My stay story hasn’t concluded

My stay story hasn’t concluded
Name: Kirsty Hallam
Pronouns: She/her
Instagram: Ha11am22

I have never spoke of this to another soul but I guess now is a good a time as any and if it resonates with anyone, then what a bonus.

I got diagnosed with type 1 diabetes when I was 8 years old. Honestly I was 8, I didn’t know the effect it would have on my life or how it was going to change. I just knew I was in a hospital with needles and IVs coming out my arms and doctors and nurses coming in and out of my room for a week of my life. Everything changed from that day on. My mindset changed. My mental health shifted without it ever being discussed by medical professionals as something that could happen with the diagnosis. This is stuff I had to learn on my own 20 years into it. All I knew was I was different to my friends. Whilst they could eat all the sweets teachers gave out, they were singling me out and giving me a new pencil instead. I was drinking sparkling water in class which was banned for everyone but me. Sounds great right?! Not so much when you’re 8 and the fear of being different makes you go home and sob for hours.

Over the years I had what they call diabetic burnout. I just didn’t care what happened to me. I didn’t care if me drinking meant I passed out 3 nights a week and every week effected my blood sugar. I didn’t care if not testing my blood sugar was the biggest gamble I took with my life every day.

A few years ago my godson was born. He was the biggest wake up call for me. I had to be there for him right? I had to take control of my life and my condition so that he had me as an addition to bring something to his life. So I did just that. I worked my arse off to get my condition under control. I tested my blood sugar 12+ times a day. I cut out all the fun stuff everyone enjoys eating and I stopped drinking so much. I did it all so I could gain control of my life.

I then moved back to England from Boston, and then moved from Liverpool to London to start a Masters to pave the way for where I wanted my career to go. I went back to London where I thought I’d have the greatest chance of the best education and job prospects. It was in London I started to understand my own mental health. All this time whenever I was in a dark place and I didn’t know how to deal I would drink. So unhealthy, but it was my coping mechanism. Me understanding more about mental health made me recognise this, but it didn’t make me change the habits. It just made me highlight those habits and consider these probably were not the best. Everything came crashing down for me in London. I was working one job for my degree, another job to pay the bills and was completing a degree that my lecturer told me I was not smart enough to even be completing. I was struggling to keep up with the work. I was struggling to survive with doing 80 hour weeks every single week and people still wanting more from me. Whatever I gave, it wasn’t enough for them. When I gave them more the response was why were you not always giving this much?

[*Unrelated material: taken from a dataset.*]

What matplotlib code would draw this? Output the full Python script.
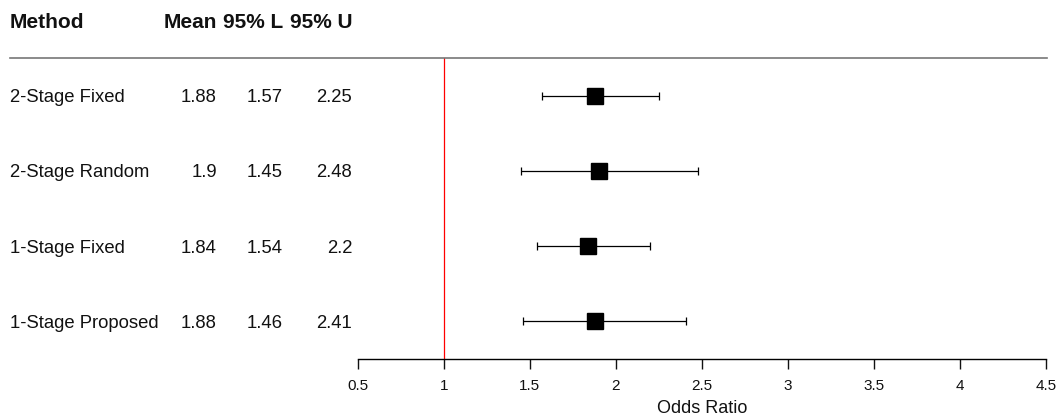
import matplotlib.pyplot as plt
import matplotlib.transforms as mtransforms
from matplotlib.lines import Line2D

plt.rcParams['font.family'] = ['Liberation Sans', 'DejaVu Sans']

# data
methods = ["2-Stage Fixed", "2-Stage Random", "1-Stage Fixed", "1-Stage Proposed"]
mean = [1.88, 1.9, 1.84, 1.88]
lower = [1.57, 1.45, 1.54, 1.46]
upper = [2.25, 2.48, 2.2, 2.41]
headers = ["Mean", "95% L", "95% U"]
xticks = [0.5, 1, 1.5, 2, 2.5, 3, 3.5, 4, 4.5]
ref_value = 1

W, H = 1058, 417
fig = plt.figure(figsize=(W / 100, H / 100), dpi=100)
ax = fig.add_axes([357.7 / W, 1 - 359 / H, 688 / W, 301 / H])

rows = list(range(len(methods), 0, -1))
err = [[m - l for m, l in zip(mean, lower)], [u - m for m, u in zip(mean, upper)]]
ax.errorbar(mean, rows, xerr=err, fmt='s', color='black', ms=11.5,
            ecolor='black', elinewidth=0.9, capsize=2.9, capthick=0.9)
ax.axvline(ref_value, color='red', lw=0.9)

ax.set_xlim(0.5, 4.5)
ax.set_ylim(0.5, len(methods) + 0.5)
ax.set_xticks(xticks)
ax.set_xticklabels([f"{t:g}" for t in xticks], fontsize=11)
ax.tick_params(axis='x', length=7.2, width=1.0, pad=7.5, colors='#111111')
ax.set_yticks([])
for s in ['left', 'right', 'top']:
    ax.spines[s].set_visible(False)
ax.spines['bottom'].set_linewidth(1.0)
ax.set_xlabel("Odds Ratio", fontsize=13, labelpad=5, color='#111111')

# table columns to the left of the plot
trans = mtransforms.blended_transform_factory(fig.transFigure, ax.transData)
col_x = [217 / W, 283 / W, 352 / W]
for r, name, m, l, u in zip(rows, methods, mean, lower, upper):
    ax.text(10 / W, r, name, transform=trans, ha='left', va='center_baseline',
            fontsize=13.3, color='#111111')
    for cx, v in zip(col_x, [m, l, u]):
        ax.text(cx, r, f"{v:g}", transform=trans, ha='right', va='center_baseline',
                fontsize=13.3, color='#111111')

hy = 1 - 22 / H
fig.text(10 / W, hy, "Method", ha='left', va='center', fontsize=15,
         fontweight='bold', color='#111111')
for cx, h in zip(col_x, headers):
    fig.text(cx, hy, h, ha='right', va='center', fontsize=15,
             fontweight='bold', color='#111111')
fig.add_artist(Line2D([10 / W, 1047 / W], [1 - 58 / H, 1 - 58 / H],
                      color='#777777', lw=1.2))

fig.savefig("out.png", dpi=100)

I had come back from job number one and was rushing through the tube station at Oxford Circus (London’s busiest tube station). I remember being in the station. I remember trying to scan through to get on my train and then it went blank. I woke up with two paramedics next to me trying to force coke into my mouth and a lovely tube worker with my head in her lap telling me her name. I was mortified! Every single person in that tube station was stopping to look at me lying on the ground. I mean who wouldn’t, right? It felt like the whole of London had seen me at the lowest point I can get to with my diabetes and the shame started.

What I hadn’t realised until much much later after this incident was how badly depression effects me when my blood sugars are that low. Whether that has always been the case and I’ve just recognised them or if this has been a more recent development I don’t know. I walked through the next week with so much shame, so much embarrassment and so much anger that it was all consuming. A few days later I got a new tattoo, this is usually something that is good for my mental wellbeing, but it did nothing for me.

The day after I got my new tattoo I was stood on the platform of the tube so close to the edge of the platform. I was going through my head how I hoped that however it happened that my new tattoo was salvaged and they could still see it because no one had and I was so proud of that thing. In recent years the tube stations have got WiFi in them and that day it was my saving grace. I had everything planned. I was looking down the tunnel and could see the tube was on its way when I got a buzzing in my pocket. I looked down and there was my smiley faced godson with a message from his mum saying he missed me.

I had never gotten to that point before. I’d thought about dying. I’d thought about if it happens when my blood sugar drops and no one is there. I’ve had thoughts when I’m driving when I’ve thought what would actually happen if I didn’t press the break at this stop. But I’d never had the plan in my head. I’d never actively gone as far as I did that day. My best friend and my godson will never know what they did for me that day. Or maybe they will, maybe I will tell them one day where I was at the moment in time. I’m not sure. That was a year and a half ago.

I’m not going to tell you after that moment everything got better and now I’m thriving because that would be a lie. I still struggle every day. Sometimes things continually pile on top of you and the world and your life will continue to test you. It’s not easy but I try to be present and stay. For my godson, for my family. For the kids I work with that struggle to want to stay and need me to tell them that we will get through it together.

We are constantly reprimanded in life for taking our struggles to heart and for having a hard time for them. We are constantly told others have it worse. Don’t let anyone tell you that your suffering is less than anyone else’s. It is all real and it is all of value.